Please understand these were happening when the event bus was handling over 5000 messages a second and introduced a small latency of up to 10 ms so not massively critical (except JAXB one which was really problematic).

We used this code (Vertx 2) to monitor the event loops, it only fires every 500 ms so it's not going to catch them all.

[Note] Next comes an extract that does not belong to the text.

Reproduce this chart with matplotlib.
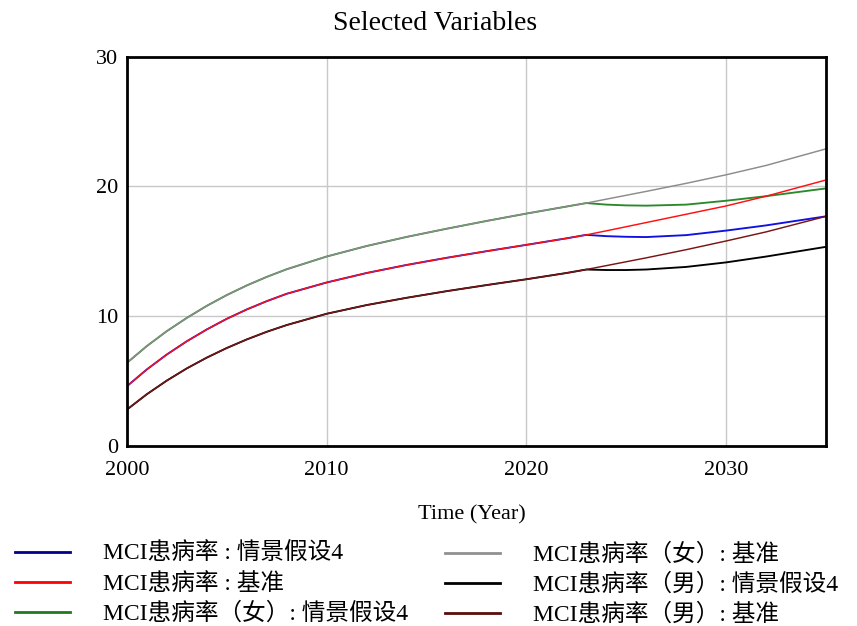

vertx.setPeriodic(pollingInterval, timerId -> {
final long time = System.currentTimeMillis();
final Map<Thread,StackTraceElement[]> map = Thread.getAllStackTraces();
map.keySet().stream()
.filter(thread -> thread.getName().startsWith("vert.x-eventloop-thread-"))
.filter(thread -> Thread.State.BLOCKED.equals(thread.getState()))
.forEach(thread -> {
final String message = "Thread [" + thread.getName() + "] is BLOCKED";
final Exception ex = new IllegalStateException(message);
ex.setStackTrace(map.get(thread));
LOGGER.warn(message, ex);
});
LOGGER.trace("Eventloop threads checked. {} millis", System.currentTimeMillis() - time);
});


Examples:

java.lang.IllegalStateException: Thread [vert.x-eventloop-thread-4] is BLOCKED
        at java.security.SecureRandom.nextBytes(SecureRandom.java:468) ~[na:1.8.0_77]
        at java.util.UUID.randomUUID(UUID.java:145) ~[na:1.8.0_77]
        at org.vertx.java.core.eventbus.impl.DefaultEventBus.generateReplyAddress(DefaultEventBus.java:688) ~[vertx-core-2.1.6.jar:n
a]
        at org.vertx.java.core.eventbus.impl.DefaultEventBus.sendOrPub(DefaultEventBus.java:706) ~[vertx-core-2.1.6.jar:na]
        at org.vertx.java.core.eventbus.impl.DefaultEventBus.sendOrPubWithTimeout(DefaultEventBus.java:674) ~[vertx-core-2.1.6.jar:n
a]
        at org.vertx.java.core.eventbus.impl.DefaultEventBus.sendWithTimeout(DefaultEventBus.java:207) ~[vertx-core-2.1.6.jar:na]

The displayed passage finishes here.